While LV_MOM shows positive returns (3.31%) in its bottom 25th percentile, both Absolute (-2.27%) and Dual (-3.24%) Momentum strategies show negative returns in their worst quarters. This suggests that these strategies may still experience periods of underperformance.

Conclusion

The LV_MOM and Dual Momentum strategies, particularly when applied to a combination of Low Volatility-Momentum, Gold, and Liquid Funds, offer compelling advantages for investors seeking to enhance their portfolio performance. LV_MOM stands out for its superior total returns and consistent outperformance, while Dual Momentum shines in risk-adjusted returns and downside protection.

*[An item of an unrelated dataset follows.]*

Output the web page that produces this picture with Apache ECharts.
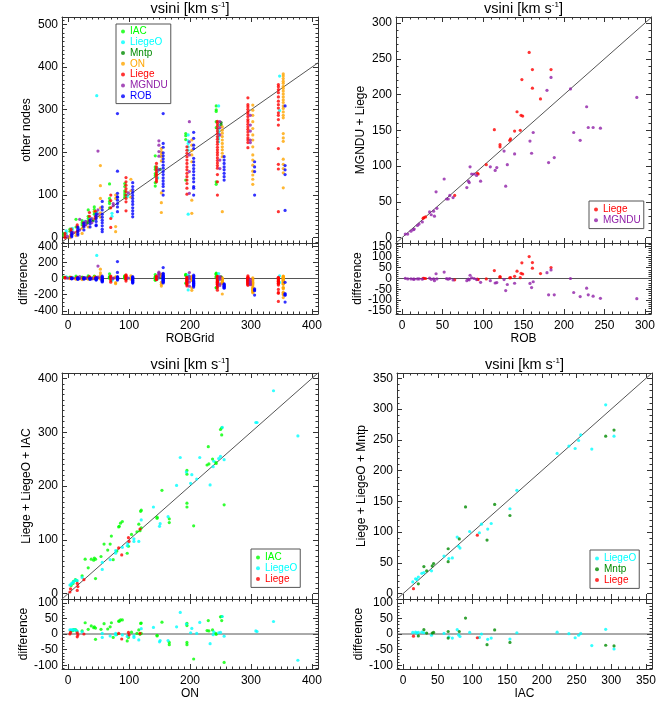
<!DOCTYPE html>
<html><head><meta charset="utf-8">
<script src="https://cdn.jsdelivr.net/npm/echarts@6/dist/echarts.min.js"></script>
<style>html,body{margin:0;padding:0;background:#fff}#c{width:667px;height:709px}</style>
</head><body><div id="c"></div>
<script>
// ---------------- DATA ----------------
// Panel 1: ROBGrid (x) vs other nodes (y); values per grid column, per node
const p1Cols = [0, 10, 20, 30, 40, 50, 75, 100, 150, 200, 250, 300, 350];
const p1Nodes = ['IAC', 'LiegeO', 'Mntp', 'ON', 'Liege', 'MGNDU', 'ROB'];
const p1Shift = [-7, -3, 1, 3, -5, -1, 6]; // per-node horizontal jitter (data units)
const p1IAC = [[10,5],[15,20],[25,43],[30,40,35],[65,45,50,38],[66,55,60,72],[126,92,80,70,85],[127,120,110,100,95,105],[192,166,160,150,145,129,121],[244,239,230,135],[309,300,296,272,258,131,125],[],[]];
const p1LiegeO = [[16,8,12],[18,22],[22],[38],[45],[333,57,60],[57,50],[100,96],[162,155,140],[241,227,221,213,205,55],[309,264,254,248,243,237,232,225],[],[379,298]];
const p1Mntp = [[],[],[],[35],[40],[],[],[],[160],[],[270,265],[],[]];
const p1ON = [[3,0],[5,12],[10,22],[25],[45,62],[169,122,92,70,58,48],[92,26,14,100],[137,110,95],[209,202,196,190,180,105,82,59],[229,217,205,194,178,88,57],[260,252,245,237,229,221,213,206,198,190,61],[311,299,287,272,256,241,229,213,194,182,170,156,147,137,125],[384,379,373,367,362,355,350,344,337,330,323,317,309,303,295,287,281,244,234,226,184,172,162,152,117]];
const p1Liege = [[5,0,10],[8,15,20],[15,25,30],[28,35],[40,59,50],[50,62,45],[100,87,70,45,24],[141,131,123,115,108,100,92,84,63],[174,166,160,155,150,146,140,135,131],[213,205,198,190,182,174,166,159,151,143,135,127,116,102],[273,268,262,256,250,244,237,231,225,219,212,206,200,194,187,181,175,169,163,148,131,100],[328,312,307,301,295,290,284,277,272,266,260,254,248,241,234,229,223,211],[359,354,347,340,330,320,312,304,293,287,277,264,209,172,161,61]];
const p1MGNDU = [[3],[12],[43,18],[30,38],[35,45],[203,55,65],[80,75],[105],[227,217,202,191,159],[272,225,194,155,104],[272,258,241,182,162],[287,264,250,229,223],[]];
const p1ROB = [[2,8,12,5],[6,15,20,25,10],[18,25,30,34],[25,32,38,42],[30,38,45,50,55,28],[14,20,28,35,41,48,55,65,72,85],[291,156,104,96,88,80,72,61,95],[129,120,113,106,99,92,85,78,70,63,56,49],[291,221,212,199,192,185,178,170,163,155,148,140,133,126,120,110,100],[247,233,217,209,186,178,170,162,155,147,139,131,120,116,100],[190,182,174,166,159,151,143,135],[178,166,155,100],[309,169,159,148,64]];

// Panel 2: ROB (x) vs MGNDU + Liege (y)
const p2Liege = [[157,259],[161,235],[184,235],[148,221],[161,209],[171,194],[142,176],[147,171],[149,170],[114,151],[139,149],[146,150],[121,130],[121,127],[134,138],[133,136],[104,102],[93,90],[94,89],[65,59],[27,28],[29,29],[26,27]];
const p2MGNDU = [[4,5],[7,5],[11,9],[14,11],[15,12],[19,17],[21,19],[25,22],[34,36],[36,32],[39,37],[40,30],[43,41],[42,64],[52,82],[55,54],[57,54],[59,59],[63,56],[80,70],[82,79],[83,77],[84,99],[86,89],[89,89],[92,87],[97,79],[109,99],[115,94],[117,98],[126,121],[128,72],[130,102],[139,117],[158,135],[160,118],[162,147],[179,206],[181,105],[184,224],[188,112],[208,208],[212,147],[220,136],[228,183],[230,154],[236,154],[245,153],[290,196]];

// Panel 3: ON (x) vs Liege + LiegeO + IAC (y)
const p3IAC = [[5,15],[8,19],[9,23],[12,26],[14,24],[23,33],[28,64],[33,48],[38,64],[42,62],[43,66],[45,28],[45,64],[54,69],[59,92],[65,81],[69,92],[71,107],[74,63],[80,79],[83,124],[84,125],[86,131],[89,134],[97,75],[99,88],[104,110],[113,115],[116,129],[118,117],[119,153],[120,122],[120,155],[146,140],[146,142],[154,192],[166,139],[166,132],[195,229],[195,222],[195,168],[195,161],[206,126],[230,273],[228,239],[231,241],[237,250],[242,244],[243,242],[250,305],[252,308],[252,295],[256,165]];
const p3LiegeO = [[3,16],[5,18],[7,20],[9,22],[12,25],[15,24],[23,30],[56,45],[56,58],[69,63],[78,75],[78,80],[89,86],[97,89],[98,93],[108,97],[108,102],[116,97],[120,137],[140,161],[150,125],[151,130],[164,143],[178,201],[184,253],[194,226],[201,205],[203,221],[211,213],[216,253],[233,202],[238,236],[239,246],[247,251],[250,255],[253,309],[256,249],[308,318],[310,318],[337,377],[377,293]];
const p3Liege = [[3,3],[4,9],[15,6],[15,19],[16,13],[26,26],[83,85],[88,72],[99,104],[100,97],[118,120]];

// Panel 4: IAC (x) vs Liege + LiegeO + Mntp (y)
const p4LiegeO = [[14,19],[18,24],[20,23],[22,27],[27,33],[30,34],[41,37],[59,61],[66,57],[71,58],[78,92],[80,77],[82,74],[96,101],[110,99],[113,113],[122,105],[127,114],[154,138],[164,168],[222,228],[239,240],[248,236],[253,249],[256,258],[272,235],[292,307],[304,256]];
const p4Mntp = [[22,16],[30,44],[34,37],[42,45],[44,49],[65,52],[65,73],[81,89],[90,141],[121,87],[132,145],[154,127],[292,256],[304,266]];
const p4Liege = [[15,8],[107,95]];

// ---------------- STYLE / LAYOUT ----------------
const FONT = '"Liberation Sans", Arial, Helvetica, sans-serif';
const AX = '#333';
const REF = '#555';
const COLORS = {IAC:'#00ff00', LiegeO:'#00ffff', Mntp:'#008b00', ON:'#ffa500', Liege:'#ff0000', MGNDU:'#9020a8', ROB:'#0000ff'};

function p1Points(cols, shift) {
  const out = [];
  cols.forEach((ys, i) => ys.forEach(y => out.push([p1Cols[i] + shift, y])));
  return out;
}
const p1Series = p1Nodes.map((n, i) => ({name: n, data: p1Points([p1IAC, p1LiegeO, p1Mntp, p1ON, p1Liege, p1MGNDU, p1ROB][i], p1Shift[i])}));

const panels = [
  {main:{left:62, top:17, width:256, height:226}, diffTop:243, diffH:71,
   x:[-10,410,4,10], y:[-12.5,517.5,5,10], d:[-440,440,4,4],
   xName:'ROBGrid', yName:'other nodes', series:p1Series,
   legend:{left:116, top:24, padding:[2,3,2,5], names:p1Nodes}},
  {main:{left:396, top:17, width:255, height:226}, diffTop:243, diffH:71,
   x:[-7.5,307.5,6,5], y:[-7.5,308.5,6,5], d:[-165,165,6,5],
   xName:'ROB', yName:'MGNDU + Liege',
   series:[{name:'Liege', data:p2Liege},{name:'MGNDU', data:p2MGNDU}],
   legend:{left:589, top:201, padding:[3,3,3,5], names:['Liege','MGNDU']}},
  {main:{left:62, top:373, width:256, height:226}, diffTop:599, diffH:70,
   x:[-10,410,4,10], y:[-10,410,4,10], d:[-112,112,4,5],
   xName:'ON', yName:'Liege + LiegeO + IAC',
   series:[{name:'IAC', data:p3IAC},{name:'LiegeO', data:p3LiegeO},{name:'Liege', data:p3Liege}],
   legend:{left:251, top:549, padding:[3,3,3,5], names:['IAC','LiegeO','Liege']}},
  {main:{left:397, top:373, width:255, height:226}, diffTop:599, diffH:70,
   x:[-8.75,358.75,7,5], y:[-8.75,358.75,7,5], d:[-112,112,4,5],
   xName:'IAC', yName:'Liege + LiegeO + Mntp',
   series:[{name:'LiegeO', data:p4LiegeO},{name:'Mntp', data:p4Mntp},{name:'Liege', data:p4Liege}],
   legend:{left:590, top:550, padding:[3,3,3,5], names:['LiegeO','Mntp','Liege']}}
];

const grid = [], xAxis = [], yAxis = [], series = [], legend = [], graphic = [];

function mkAxis(g, r, pos, labels, name, gap, labelMargin) {
  return {
    type:'value', gridIndex:g, min:r[0], max:r[1], splitNumber:r[2], position:pos,
    axisLine:{show:true, onZero:false, lineStyle:{color:AX, width:1}},
    axisTick:{show:true, inside:true, length:5, lineStyle:{color:AX, width:1}},
    minorTick:{show:true, splitNumber:r[3], length:2.5, lineStyle:{color:AX, width:1}},
    splitLine:{show:false}, minorSplitLine:{show:false},
    axisLabel:{show:!!labels, margin:labelMargin || 4, fontSize:12, color:'#000', fontFamily:FONT, showMinLabel:false, showMaxLabel:false},
    name: name || '', nameLocation:'middle', nameGap: gap || 0,
    nameTextStyle:{fontSize:12, color:'#000', fontFamily:FONT},
    silent:true
  };
}

panels.forEach((p, pi) => {
  const gm = 2*pi, gd = 2*pi + 1;
  grid.push({left:p.main.left, top:p.main.top, width:p.main.width, height:p.main.height});
  grid.push({left:p.main.left, top:p.diffTop, width:p.main.width, height:p.diffH});
  // main grid axes
  xAxis.push(mkAxis(gm, p.x, 'bottom', false));
  xAxis.push(mkAxis(gm, p.x, 'top', false));
  yAxis.push(mkAxis(gm, p.y, 'left', true, p.yName, 29));
  yAxis.push(mkAxis(gm, p.y, 'right', false));
  // diff grid axes
  xAxis.push(mkAxis(gd, p.x, 'bottom', true, p.xName, 16, 6));
  xAxis.push(mkAxis(gd, p.x, 'top', false));
  yAxis.push(mkAxis(gd, p.d, 'left', true, 'difference', 32.5));
  yAxis.push(mkAxis(gd, p.d, 'right', false));
  const xm = 2*gm, xd = 2*gd;
  // 1:1 reference line and zero line
  series.push({type:'line', xAxisIndex:xm, yAxisIndex:xm, data:[[p.x[0], p.x[0]],[Math.max(p.x[1], p.y[1]), Math.max(p.x[1], p.y[1])]],
    symbol:'none', lineStyle:{color:REF, width:1}, silent:true, animation:false, clip:true, z:1});
  series.push({type:'line', xAxisIndex:xd, yAxisIndex:xd, data:[[p.x[0],0],[p.x[1],0]],
    symbol:'none', lineStyle:{color:REF, width:1}, silent:true, animation:false, clip:true, z:1});
  p.series.forEach(s => {
    series.push({type:'scatter', name:s.name, xAxisIndex:xm, yAxisIndex:xm, data:s.data,
      symbol:'circle', symbolSize:3.2, itemStyle:{color:COLORS[s.name]}, silent:true, animation:false, clip:true, z:2});
    series.push({type:'scatter', name:s.name, xAxisIndex:xd, yAxisIndex:xd, data:s.data.map(([x, y]) => [x, y - x]),
      symbol:'circle', symbolSize:3.2, itemStyle:{color:COLORS[s.name]}, silent:true, animation:false, clip:true, z:2});
  });
  legend.push({
    orient:'vertical', left:p.legend.left, top:p.legend.top, padding:p.legend.padding,
    itemWidth:4, itemHeight:4, itemGap:0, icon:'circle', selectedMode:false,
    borderColor:'#555', borderWidth:1, borderRadius:0, backgroundColor:'transparent',
    textStyle:{fontSize:10, fontFamily:FONT, lineHeight:10.8},
    data:p.legend.names.map(n => ({name:n, textStyle:{color:COLORS[n]}}))
  });
  graphic.push({type:'text', x:p.main.left + p.main.width/2, y:p.main.top - 8.5, silent:true,
    style:{text:'vsini [km s{sup|-1}]', fontSize:14.5, fontFamily:FONT, fill:'#000', align:'center', verticalAlign:'middle',
      rich:{sup:{fontSize:8, lineHeight:8, verticalAlign:'top', fill:'#000', fontFamily:FONT}}}});
});

const chart = echarts.init(document.getElementById('c'), null, {renderer:'canvas'});
chart.setOption({animation:false, backgroundColor:'#fff', grid, xAxis, yAxis, series, legend, graphic, tooltip:{show:false}});
</script></body></html>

The Dual Momentum strategy, by dynamically allocating between LV_MOM, Gold, and Liquid Funds based on recent performance, provides a systematic approach to capturing the best-performing asset while offering downside protection. This approach has shown to deliver strong returns while managing risk effectively.

However, investors should carefully consider their risk tolerance, investment goals, and ability to stick with a strategy that may occasionally underperform in the short term. These strategies require more active management and may have higher trading costs due to monthly rebalancing.

As always, past performance doesn’t guarantee future results, and it’s crucial to consult with a financial advisor before making significant changes to an investment approach.

These strategies represent a powerful combination of modern investing techniques, potentially offering a path to enhanced returns with managed risk for those willing to venture beyond traditional index investing. The systematic approach to asset allocation based on momentum principles could provide a disciplined method for navigating various market conditions, balancing the growth potential of equities with the stability of gold and fixed income.